Instruction: For the records below, say how many lines contain the string "diagram". Give the number only.

################

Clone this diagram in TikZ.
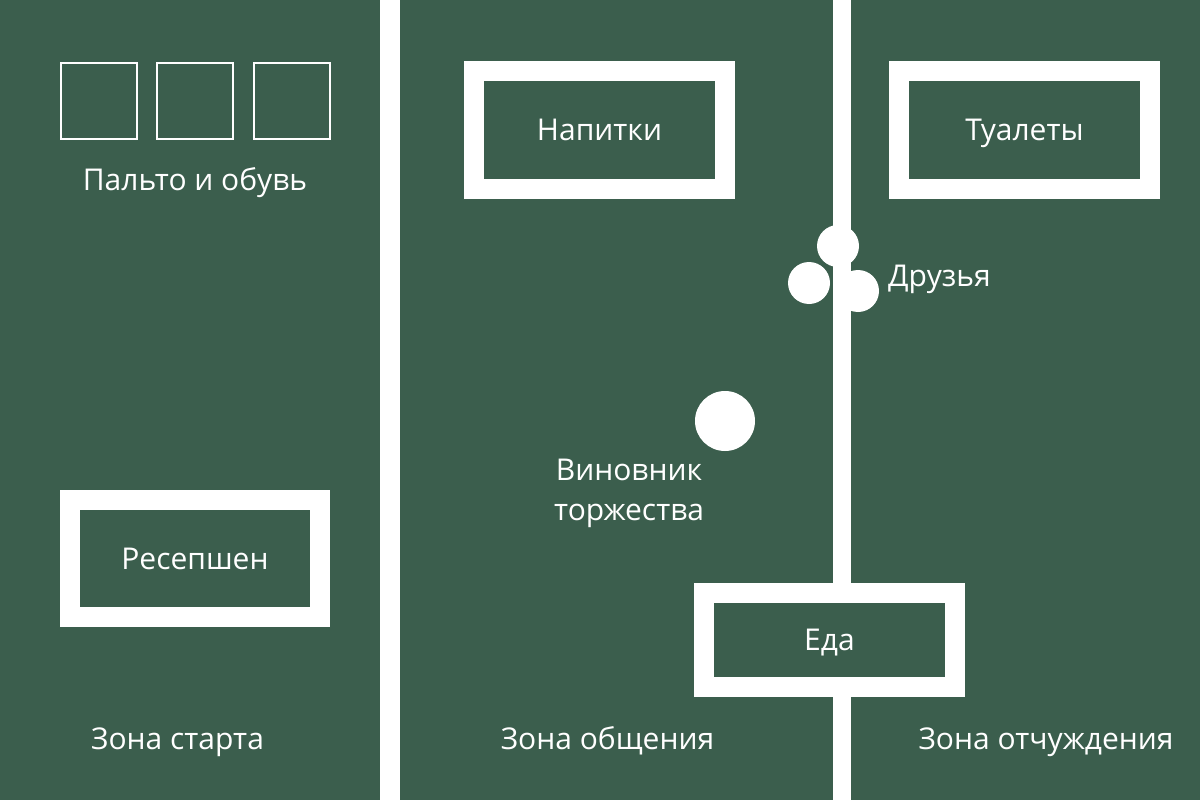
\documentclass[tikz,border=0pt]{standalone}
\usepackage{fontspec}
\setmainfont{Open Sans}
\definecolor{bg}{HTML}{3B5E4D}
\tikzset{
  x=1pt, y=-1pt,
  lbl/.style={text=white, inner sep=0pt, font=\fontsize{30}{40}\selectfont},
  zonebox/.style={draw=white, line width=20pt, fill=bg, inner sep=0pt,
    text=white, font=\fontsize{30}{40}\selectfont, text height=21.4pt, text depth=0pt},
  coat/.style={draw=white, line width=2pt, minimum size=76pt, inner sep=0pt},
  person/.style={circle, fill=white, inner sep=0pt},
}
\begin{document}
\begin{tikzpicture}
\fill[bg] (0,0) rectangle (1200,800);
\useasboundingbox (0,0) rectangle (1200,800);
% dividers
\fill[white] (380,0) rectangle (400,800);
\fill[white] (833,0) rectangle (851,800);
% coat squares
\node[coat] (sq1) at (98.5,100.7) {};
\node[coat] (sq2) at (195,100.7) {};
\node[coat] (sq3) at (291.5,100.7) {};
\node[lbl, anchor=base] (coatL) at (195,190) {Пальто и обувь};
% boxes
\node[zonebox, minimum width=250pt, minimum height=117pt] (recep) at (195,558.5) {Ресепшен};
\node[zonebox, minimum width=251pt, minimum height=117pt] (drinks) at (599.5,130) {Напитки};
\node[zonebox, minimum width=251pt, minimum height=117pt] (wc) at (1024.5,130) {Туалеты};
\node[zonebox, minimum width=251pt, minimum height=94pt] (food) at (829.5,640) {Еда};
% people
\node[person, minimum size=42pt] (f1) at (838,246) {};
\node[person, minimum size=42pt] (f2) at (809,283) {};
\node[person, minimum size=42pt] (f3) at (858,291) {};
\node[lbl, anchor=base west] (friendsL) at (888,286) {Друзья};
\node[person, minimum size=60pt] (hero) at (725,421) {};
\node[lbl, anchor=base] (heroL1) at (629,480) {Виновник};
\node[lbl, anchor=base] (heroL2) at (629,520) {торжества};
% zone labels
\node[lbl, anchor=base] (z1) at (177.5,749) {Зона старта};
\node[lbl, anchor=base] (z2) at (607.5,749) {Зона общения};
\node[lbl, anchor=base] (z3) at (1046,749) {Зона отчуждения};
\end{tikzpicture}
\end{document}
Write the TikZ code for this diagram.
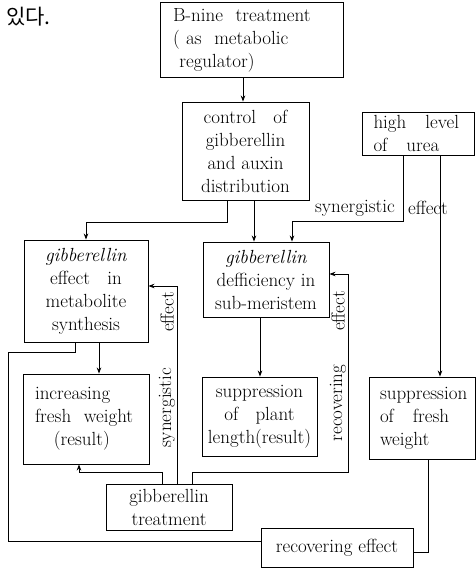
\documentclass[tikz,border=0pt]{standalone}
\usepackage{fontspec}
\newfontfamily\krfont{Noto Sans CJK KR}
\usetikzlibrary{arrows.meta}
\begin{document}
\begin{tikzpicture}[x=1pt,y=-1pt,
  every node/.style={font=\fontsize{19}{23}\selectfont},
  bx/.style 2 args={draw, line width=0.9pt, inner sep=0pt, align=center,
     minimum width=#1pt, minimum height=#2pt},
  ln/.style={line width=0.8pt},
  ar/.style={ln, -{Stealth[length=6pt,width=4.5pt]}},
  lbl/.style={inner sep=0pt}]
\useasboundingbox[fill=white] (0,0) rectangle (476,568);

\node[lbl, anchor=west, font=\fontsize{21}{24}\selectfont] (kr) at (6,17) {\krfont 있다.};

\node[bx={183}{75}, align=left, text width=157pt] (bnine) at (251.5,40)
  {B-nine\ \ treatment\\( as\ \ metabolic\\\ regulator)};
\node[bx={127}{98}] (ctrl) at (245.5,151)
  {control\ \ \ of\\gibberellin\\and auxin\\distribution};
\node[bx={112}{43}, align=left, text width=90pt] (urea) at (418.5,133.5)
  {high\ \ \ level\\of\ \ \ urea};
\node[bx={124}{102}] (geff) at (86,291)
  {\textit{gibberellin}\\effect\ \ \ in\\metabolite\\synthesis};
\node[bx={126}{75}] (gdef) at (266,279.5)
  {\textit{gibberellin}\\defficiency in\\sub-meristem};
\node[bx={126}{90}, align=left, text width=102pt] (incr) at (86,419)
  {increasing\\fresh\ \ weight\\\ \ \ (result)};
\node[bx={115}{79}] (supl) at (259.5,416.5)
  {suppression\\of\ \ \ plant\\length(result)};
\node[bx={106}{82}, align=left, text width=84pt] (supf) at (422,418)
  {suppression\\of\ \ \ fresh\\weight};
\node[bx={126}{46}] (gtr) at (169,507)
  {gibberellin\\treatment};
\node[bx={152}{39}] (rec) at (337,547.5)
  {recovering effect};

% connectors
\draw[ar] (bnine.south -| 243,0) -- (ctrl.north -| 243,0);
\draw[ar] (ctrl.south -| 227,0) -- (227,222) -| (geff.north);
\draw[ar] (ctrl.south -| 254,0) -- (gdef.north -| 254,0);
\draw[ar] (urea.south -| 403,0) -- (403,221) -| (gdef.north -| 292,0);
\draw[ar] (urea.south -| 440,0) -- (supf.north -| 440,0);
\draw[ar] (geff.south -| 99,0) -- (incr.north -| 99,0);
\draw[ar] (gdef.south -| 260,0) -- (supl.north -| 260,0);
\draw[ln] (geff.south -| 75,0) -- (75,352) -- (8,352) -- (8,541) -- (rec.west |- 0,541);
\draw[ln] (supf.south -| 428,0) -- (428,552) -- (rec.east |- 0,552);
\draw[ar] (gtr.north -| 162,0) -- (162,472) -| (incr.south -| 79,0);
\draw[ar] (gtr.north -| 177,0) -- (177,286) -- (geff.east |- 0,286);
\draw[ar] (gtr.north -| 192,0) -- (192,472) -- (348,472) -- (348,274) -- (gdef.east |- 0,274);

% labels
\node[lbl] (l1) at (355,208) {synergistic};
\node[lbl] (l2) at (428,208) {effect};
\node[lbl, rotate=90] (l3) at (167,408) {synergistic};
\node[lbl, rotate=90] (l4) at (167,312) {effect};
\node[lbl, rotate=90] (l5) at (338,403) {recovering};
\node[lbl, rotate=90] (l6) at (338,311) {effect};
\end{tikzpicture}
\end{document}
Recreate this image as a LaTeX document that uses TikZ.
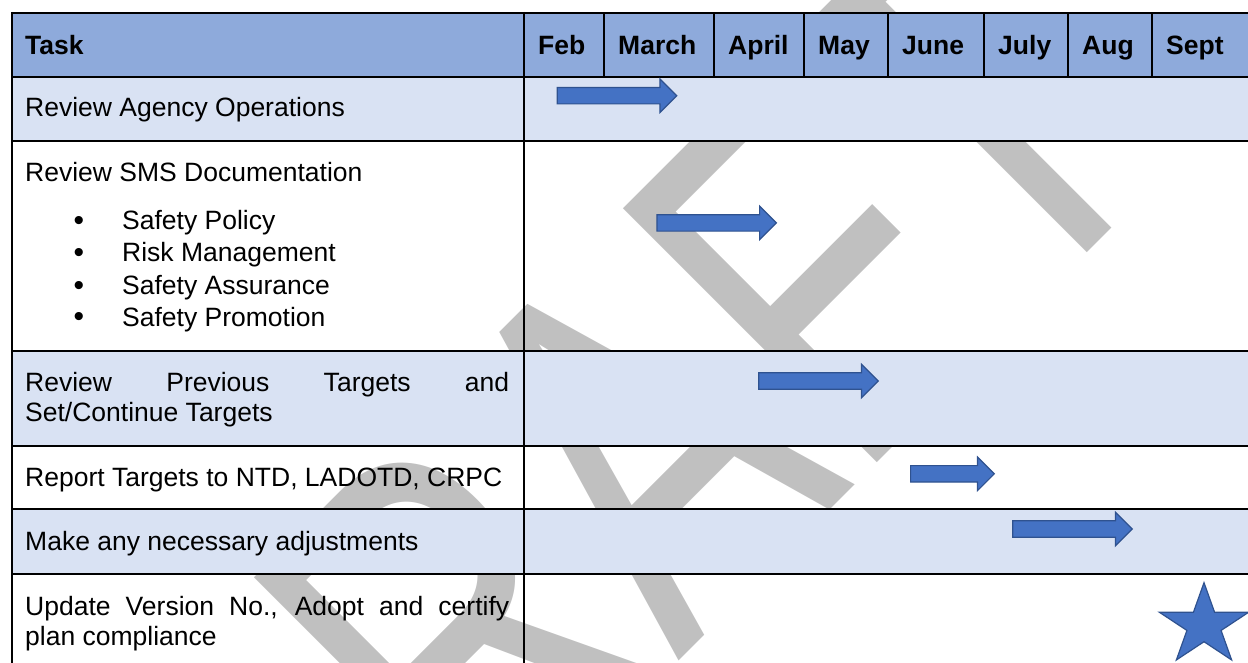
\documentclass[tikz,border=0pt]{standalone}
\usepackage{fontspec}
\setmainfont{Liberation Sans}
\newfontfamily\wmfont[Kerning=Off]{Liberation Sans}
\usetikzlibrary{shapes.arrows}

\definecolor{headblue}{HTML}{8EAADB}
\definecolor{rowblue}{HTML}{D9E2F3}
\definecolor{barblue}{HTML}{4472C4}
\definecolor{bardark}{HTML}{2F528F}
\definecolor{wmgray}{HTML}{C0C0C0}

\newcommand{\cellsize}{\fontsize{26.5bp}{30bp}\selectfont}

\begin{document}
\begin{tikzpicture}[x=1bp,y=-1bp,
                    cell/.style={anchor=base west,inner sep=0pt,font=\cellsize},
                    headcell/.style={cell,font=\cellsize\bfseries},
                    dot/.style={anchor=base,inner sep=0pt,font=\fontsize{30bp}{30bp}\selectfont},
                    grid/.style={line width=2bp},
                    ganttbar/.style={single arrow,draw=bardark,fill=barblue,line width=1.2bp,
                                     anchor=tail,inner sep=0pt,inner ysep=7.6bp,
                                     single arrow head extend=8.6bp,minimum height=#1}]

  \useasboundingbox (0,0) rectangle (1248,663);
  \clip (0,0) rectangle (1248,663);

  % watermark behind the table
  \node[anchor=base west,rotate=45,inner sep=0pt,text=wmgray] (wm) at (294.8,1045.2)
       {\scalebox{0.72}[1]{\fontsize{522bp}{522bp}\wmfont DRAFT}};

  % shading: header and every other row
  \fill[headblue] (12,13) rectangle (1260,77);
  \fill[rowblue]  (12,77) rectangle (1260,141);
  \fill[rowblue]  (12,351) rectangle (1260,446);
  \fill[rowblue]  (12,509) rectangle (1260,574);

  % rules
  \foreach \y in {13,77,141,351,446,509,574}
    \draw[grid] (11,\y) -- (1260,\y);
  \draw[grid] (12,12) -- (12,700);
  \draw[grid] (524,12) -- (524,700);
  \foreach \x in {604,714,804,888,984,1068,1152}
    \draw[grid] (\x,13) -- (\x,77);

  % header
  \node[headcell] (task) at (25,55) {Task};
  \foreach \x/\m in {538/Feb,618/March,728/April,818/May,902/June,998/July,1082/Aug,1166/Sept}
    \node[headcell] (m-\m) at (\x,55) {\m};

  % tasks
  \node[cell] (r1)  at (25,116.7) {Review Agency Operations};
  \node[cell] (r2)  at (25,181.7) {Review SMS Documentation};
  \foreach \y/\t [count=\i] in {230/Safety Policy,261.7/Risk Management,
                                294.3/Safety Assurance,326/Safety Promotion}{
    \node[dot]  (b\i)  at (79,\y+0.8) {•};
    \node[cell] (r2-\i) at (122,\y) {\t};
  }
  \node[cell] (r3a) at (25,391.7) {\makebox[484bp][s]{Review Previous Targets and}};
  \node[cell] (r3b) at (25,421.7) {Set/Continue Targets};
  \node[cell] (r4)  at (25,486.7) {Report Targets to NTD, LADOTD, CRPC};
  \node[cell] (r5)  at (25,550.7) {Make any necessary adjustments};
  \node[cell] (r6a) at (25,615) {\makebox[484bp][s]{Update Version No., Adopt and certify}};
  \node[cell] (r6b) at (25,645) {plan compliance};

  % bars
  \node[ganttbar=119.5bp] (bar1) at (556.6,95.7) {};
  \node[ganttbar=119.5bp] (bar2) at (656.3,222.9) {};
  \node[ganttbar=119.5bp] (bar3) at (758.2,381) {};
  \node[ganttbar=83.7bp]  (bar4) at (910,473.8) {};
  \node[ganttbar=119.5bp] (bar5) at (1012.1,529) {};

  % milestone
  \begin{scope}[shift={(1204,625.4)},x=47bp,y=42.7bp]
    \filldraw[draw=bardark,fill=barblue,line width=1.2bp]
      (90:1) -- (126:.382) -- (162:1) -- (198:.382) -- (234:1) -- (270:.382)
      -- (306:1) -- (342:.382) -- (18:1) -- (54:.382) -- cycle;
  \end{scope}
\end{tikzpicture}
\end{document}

################

Result of this exercise: 2